To young readers Sendak's "kiddie books" – in particular, 1963's hugely popular Where the Wild Things Are – were anything but idiotic, creating imaginative visions of childhood that adults might have considered dark, cruel or disturbing, but which thrilled and delighted three generations of children.
You can't get rid of evil. We can't, and I feel that so intensely. All the idiots that keep coming into the world and wrecking people's lives.
And it is such an abundance of idiocy that you lose courage, okay? That you lose hope — I don't want to lose hope. I get through every day — I'm pretty good — I work. I sleep. I sing. I walk. But, I'm losing hope.
We were the "chosen people," chosen to be killed?
"And now," cried Max, "let the wild rumpus start!"
Please don't go. We'll eat you up. We love you so.

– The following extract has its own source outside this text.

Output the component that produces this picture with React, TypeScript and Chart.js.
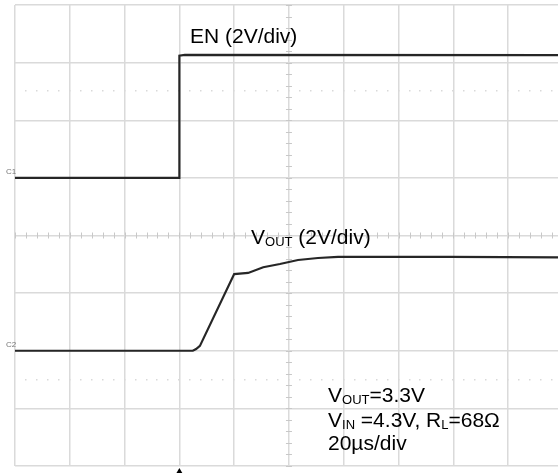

Certainly we want to protect our children from new and painful experiences that are beyond their emotional comprehension and that intensify anxiety; and to a point we can prevent premature exposure to such experiences. That is obvious. But what is just as obvious — and what is too often overlooked — is the fact that from their earliest years children live on familiar terms with disrupting emotions, fear and anxiety are an intrinsic part of their everyday lives, they continually cope with frustrations as best they can. And it is through fantasy that children achieve catharsis. It is the best means they have for taming Wild Things.
There must be more to life than having everything!